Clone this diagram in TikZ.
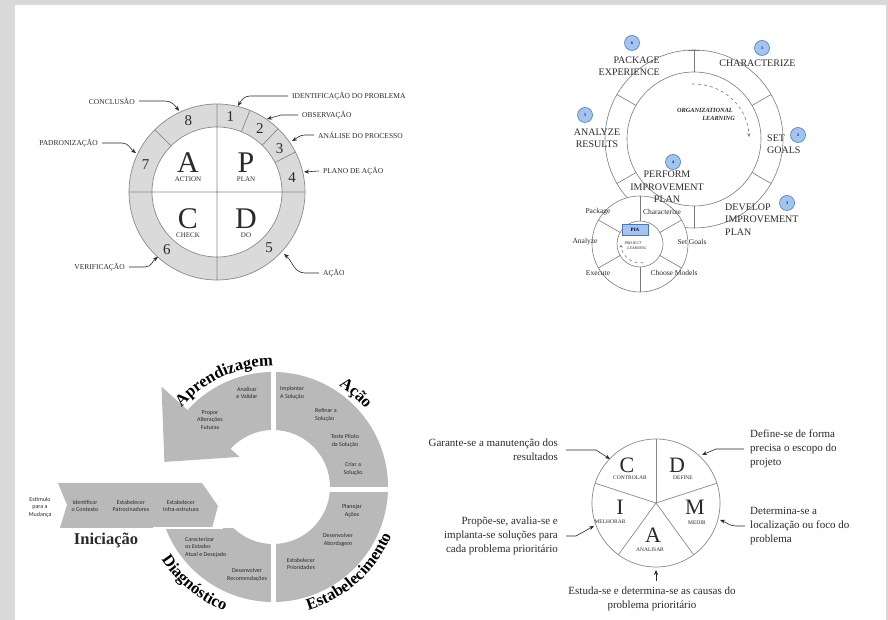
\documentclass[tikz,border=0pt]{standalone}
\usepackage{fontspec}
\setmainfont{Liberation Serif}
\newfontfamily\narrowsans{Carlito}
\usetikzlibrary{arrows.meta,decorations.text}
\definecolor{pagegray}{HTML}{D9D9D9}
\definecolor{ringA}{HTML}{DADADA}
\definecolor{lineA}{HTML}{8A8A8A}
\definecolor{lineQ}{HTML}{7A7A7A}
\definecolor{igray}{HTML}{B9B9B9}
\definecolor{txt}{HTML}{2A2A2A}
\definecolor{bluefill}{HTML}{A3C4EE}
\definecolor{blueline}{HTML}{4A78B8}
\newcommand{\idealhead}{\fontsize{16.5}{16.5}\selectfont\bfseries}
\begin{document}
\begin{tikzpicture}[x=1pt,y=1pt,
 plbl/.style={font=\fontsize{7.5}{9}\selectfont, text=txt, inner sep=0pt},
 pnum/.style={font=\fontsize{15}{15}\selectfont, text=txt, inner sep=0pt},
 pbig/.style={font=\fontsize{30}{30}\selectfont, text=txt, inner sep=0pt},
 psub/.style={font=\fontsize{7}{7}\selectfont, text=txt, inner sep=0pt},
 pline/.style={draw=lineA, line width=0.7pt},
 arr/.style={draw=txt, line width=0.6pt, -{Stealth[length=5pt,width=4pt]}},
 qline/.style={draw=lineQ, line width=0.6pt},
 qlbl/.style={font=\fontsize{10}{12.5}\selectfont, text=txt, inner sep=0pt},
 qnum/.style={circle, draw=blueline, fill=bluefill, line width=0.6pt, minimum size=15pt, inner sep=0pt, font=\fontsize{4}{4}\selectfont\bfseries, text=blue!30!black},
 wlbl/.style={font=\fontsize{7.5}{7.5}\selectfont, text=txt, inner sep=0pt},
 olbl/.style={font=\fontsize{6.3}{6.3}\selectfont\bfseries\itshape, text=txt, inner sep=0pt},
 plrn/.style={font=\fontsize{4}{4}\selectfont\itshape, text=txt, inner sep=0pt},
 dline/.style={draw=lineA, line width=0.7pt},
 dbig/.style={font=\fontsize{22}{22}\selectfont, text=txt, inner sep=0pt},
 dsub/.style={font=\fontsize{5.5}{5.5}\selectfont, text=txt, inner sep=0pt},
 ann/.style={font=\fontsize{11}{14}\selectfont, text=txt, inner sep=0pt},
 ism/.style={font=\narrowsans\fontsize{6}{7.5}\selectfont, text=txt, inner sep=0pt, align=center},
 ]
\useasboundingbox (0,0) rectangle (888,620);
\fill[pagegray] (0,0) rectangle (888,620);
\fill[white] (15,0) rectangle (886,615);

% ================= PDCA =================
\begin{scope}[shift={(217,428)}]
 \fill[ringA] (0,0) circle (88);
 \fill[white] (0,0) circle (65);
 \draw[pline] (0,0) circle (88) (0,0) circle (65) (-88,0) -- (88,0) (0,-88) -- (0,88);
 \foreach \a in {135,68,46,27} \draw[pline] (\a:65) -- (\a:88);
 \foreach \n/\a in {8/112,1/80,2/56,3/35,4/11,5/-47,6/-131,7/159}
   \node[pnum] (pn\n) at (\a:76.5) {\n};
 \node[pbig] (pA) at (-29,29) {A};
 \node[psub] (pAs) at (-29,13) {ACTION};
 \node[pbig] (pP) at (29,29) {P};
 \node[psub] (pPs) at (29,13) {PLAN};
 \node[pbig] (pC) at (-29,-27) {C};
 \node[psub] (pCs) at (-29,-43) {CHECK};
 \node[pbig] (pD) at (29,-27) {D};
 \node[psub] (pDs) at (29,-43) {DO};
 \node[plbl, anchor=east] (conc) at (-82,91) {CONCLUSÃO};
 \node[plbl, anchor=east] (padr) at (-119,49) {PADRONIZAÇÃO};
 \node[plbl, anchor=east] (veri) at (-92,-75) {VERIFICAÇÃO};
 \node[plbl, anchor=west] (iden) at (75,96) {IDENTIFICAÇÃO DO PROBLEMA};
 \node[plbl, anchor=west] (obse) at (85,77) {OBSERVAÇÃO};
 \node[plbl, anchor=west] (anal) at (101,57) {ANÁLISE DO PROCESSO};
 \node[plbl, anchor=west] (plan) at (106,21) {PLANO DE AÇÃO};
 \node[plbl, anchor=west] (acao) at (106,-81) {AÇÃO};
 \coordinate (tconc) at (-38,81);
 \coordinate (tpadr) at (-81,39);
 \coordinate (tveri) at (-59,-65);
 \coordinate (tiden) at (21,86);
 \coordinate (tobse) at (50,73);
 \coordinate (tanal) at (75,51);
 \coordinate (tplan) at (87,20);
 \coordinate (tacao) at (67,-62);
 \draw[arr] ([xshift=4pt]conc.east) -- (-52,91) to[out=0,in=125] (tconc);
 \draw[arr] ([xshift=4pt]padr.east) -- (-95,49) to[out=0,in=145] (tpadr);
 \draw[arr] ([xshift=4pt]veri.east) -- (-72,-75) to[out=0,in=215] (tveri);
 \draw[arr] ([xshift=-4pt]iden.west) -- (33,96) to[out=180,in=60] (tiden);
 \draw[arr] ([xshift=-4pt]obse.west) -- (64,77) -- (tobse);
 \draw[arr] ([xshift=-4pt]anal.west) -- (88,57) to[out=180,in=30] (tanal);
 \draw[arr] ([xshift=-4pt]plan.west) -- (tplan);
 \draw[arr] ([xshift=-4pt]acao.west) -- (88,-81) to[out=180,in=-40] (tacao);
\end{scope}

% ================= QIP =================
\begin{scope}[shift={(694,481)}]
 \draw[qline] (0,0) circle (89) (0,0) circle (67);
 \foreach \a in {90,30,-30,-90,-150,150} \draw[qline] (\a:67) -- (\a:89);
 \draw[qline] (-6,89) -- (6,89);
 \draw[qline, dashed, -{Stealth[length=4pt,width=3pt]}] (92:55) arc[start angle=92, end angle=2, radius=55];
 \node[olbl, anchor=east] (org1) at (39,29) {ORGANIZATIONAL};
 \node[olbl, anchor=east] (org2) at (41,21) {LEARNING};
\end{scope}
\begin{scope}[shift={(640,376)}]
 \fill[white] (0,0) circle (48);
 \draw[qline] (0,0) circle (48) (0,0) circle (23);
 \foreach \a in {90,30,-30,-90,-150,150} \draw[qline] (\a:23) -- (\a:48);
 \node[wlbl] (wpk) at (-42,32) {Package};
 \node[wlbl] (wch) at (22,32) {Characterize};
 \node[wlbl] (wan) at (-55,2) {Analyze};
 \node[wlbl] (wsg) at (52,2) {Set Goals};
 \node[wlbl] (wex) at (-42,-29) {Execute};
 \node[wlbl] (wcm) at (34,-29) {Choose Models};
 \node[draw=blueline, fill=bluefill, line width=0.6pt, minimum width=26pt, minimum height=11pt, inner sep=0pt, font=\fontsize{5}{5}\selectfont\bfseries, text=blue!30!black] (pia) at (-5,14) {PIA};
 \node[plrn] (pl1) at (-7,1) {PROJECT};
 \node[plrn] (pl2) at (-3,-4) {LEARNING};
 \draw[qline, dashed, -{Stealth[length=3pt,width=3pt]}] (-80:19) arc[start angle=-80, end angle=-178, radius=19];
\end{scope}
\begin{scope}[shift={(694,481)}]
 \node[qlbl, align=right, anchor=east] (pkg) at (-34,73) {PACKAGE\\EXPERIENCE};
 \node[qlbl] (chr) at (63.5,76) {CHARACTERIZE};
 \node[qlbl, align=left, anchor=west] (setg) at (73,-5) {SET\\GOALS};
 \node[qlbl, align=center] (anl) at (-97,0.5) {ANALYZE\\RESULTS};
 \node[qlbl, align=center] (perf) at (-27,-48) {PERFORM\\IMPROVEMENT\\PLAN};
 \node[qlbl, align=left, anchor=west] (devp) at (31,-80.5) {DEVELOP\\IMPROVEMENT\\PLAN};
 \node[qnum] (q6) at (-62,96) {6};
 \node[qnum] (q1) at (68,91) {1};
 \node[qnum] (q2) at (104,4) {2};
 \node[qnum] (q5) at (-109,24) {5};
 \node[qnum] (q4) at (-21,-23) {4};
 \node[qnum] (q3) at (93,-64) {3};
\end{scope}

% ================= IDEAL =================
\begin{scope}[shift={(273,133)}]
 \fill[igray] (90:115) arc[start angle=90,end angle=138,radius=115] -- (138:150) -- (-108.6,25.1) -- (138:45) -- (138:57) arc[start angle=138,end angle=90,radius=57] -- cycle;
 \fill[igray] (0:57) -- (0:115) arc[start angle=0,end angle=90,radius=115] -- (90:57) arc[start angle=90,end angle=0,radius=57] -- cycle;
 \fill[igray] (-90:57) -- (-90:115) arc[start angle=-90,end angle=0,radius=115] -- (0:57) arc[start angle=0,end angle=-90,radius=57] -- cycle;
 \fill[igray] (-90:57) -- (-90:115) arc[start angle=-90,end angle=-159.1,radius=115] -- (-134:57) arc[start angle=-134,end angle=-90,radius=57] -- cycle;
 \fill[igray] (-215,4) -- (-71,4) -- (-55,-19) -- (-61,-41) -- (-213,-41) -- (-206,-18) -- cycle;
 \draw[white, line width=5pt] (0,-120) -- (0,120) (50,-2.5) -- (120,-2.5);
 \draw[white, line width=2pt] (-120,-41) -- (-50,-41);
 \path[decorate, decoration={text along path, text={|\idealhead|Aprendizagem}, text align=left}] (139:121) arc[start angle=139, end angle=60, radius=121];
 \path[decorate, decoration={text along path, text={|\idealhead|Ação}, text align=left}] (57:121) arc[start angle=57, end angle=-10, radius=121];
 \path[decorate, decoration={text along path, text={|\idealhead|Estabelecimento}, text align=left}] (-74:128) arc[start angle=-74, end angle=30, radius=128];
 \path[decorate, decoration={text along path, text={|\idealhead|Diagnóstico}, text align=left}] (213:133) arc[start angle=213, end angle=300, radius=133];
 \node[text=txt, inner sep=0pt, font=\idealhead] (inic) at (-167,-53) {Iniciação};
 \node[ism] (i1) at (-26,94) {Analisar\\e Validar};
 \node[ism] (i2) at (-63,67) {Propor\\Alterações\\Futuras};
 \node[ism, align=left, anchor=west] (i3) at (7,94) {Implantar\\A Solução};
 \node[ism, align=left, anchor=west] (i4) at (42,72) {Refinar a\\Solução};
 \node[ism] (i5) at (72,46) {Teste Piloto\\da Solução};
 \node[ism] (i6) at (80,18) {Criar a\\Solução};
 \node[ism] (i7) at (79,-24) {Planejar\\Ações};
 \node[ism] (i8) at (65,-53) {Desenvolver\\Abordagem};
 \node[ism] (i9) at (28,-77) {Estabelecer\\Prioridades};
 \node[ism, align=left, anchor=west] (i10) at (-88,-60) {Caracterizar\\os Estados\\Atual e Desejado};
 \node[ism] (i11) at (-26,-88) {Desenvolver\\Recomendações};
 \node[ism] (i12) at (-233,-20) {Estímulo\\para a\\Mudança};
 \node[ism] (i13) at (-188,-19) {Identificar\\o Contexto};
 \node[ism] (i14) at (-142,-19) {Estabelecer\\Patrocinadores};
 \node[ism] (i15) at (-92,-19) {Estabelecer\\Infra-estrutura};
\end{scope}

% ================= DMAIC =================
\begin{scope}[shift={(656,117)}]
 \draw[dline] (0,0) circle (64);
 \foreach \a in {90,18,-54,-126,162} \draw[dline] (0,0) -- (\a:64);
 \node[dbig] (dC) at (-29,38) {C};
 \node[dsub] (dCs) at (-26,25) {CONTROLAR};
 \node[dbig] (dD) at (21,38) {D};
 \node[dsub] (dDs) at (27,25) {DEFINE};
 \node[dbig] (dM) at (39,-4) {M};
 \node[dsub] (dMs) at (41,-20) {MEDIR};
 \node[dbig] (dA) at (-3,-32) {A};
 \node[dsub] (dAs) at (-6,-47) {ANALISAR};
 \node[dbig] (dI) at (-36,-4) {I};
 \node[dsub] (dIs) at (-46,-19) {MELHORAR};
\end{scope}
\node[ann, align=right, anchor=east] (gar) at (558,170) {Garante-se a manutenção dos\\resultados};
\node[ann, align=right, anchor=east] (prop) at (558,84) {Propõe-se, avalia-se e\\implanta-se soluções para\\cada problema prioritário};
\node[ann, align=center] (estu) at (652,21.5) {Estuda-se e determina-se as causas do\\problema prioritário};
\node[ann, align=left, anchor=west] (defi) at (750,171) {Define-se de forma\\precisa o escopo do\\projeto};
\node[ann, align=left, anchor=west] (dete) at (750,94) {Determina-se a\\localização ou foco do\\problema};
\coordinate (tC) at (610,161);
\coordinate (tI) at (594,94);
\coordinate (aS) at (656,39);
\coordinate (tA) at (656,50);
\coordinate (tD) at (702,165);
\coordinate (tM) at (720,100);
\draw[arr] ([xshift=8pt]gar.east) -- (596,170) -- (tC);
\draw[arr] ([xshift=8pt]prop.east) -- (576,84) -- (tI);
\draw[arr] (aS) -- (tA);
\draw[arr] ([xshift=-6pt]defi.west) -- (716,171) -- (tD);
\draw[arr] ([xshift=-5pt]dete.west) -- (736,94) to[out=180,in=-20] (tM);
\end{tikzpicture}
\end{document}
· · ·
SHORT PROBLEM - Repeat only the lines from the beginning of the material through the line containing "(15,0) rectangle (886,615);", both ends kept, leaving pictures out.

EXERCISE RESPONSE -
Clone this diagram in TikZ.
\documentclass[tikz,border=0pt]{standalone}
\usepackage{fontspec}
\setmainfont{Liberation Serif}
\newfontfamily\narrowsans{Carlito}
\usetikzlibrary{arrows.meta,decorations.text}
\definecolor{pagegray}{HTML}{D9D9D9}
\definecolor{ringA}{HTML}{DADADA}
\definecolor{lineA}{HTML}{8A8A8A}
\definecolor{lineQ}{HTML}{7A7A7A}
\definecolor{igray}{HTML}{B9B9B9}
\definecolor{txt}{HTML}{2A2A2A}
\definecolor{bluefill}{HTML}{A3C4EE}
\definecolor{blueline}{HTML}{4A78B8}
\newcommand{\idealhead}{\fontsize{16.5}{16.5}\selectfont\bfseries}
\begin{document}
\begin{tikzpicture}[x=1pt,y=1pt,
 plbl/.style={font=\fontsize{7.5}{9}\selectfont, text=txt, inner sep=0pt},
 pnum/.style={font=\fontsize{15}{15}\selectfont, text=txt, inner sep=0pt},
 pbig/.style={font=\fontsize{30}{30}\selectfont, text=txt, inner sep=0pt},
 psub/.style={font=\fontsize{7}{7}\selectfont, text=txt, inner sep=0pt},
 pline/.style={draw=lineA, line width=0.7pt},
 arr/.style={draw=txt, line width=0.6pt, -{Stealth[length=5pt,width=4pt]}},
 qline/.style={draw=lineQ, line width=0.6pt},
 qlbl/.style={font=\fontsize{10}{12.5}\selectfont, text=txt, inner sep=0pt},
 qnum/.style={circle, draw=blueline, fill=bluefill, line width=0.6pt, minimum size=15pt, inner sep=0pt, font=\fontsize{4}{4}\selectfont\bfseries, text=blue!30!black},
 wlbl/.style={font=\fontsize{7.5}{7.5}\selectfont, text=txt, inner sep=0pt},
 olbl/.style={font=\fontsize{6.3}{6.3}\selectfont\bfseries\itshape, text=txt, inner sep=0pt},
 plrn/.style={font=\fontsize{4}{4}\selectfont\itshape, text=txt, inner sep=0pt},
 dline/.style={draw=lineA, line width=0.7pt},
 dbig/.style={font=\fontsize{22}{22}\selectfont, text=txt, inner sep=0pt},
 dsub/.style={font=\fontsize{5.5}{5.5}\selectfont, text=txt, inner sep=0pt},
 ann/.style={font=\fontsize{11}{14}\selectfont, text=txt, inner sep=0pt},
 ism/.style={font=\narrowsans\fontsize{6}{7.5}\selectfont, text=txt, inner sep=0pt, align=center},
 ]
\useasboundingbox (0,0) rectangle (888,620);
\fill[pagegray] (0,0) rectangle (888,620);
\fill[white] (15,0) rectangle (886,615);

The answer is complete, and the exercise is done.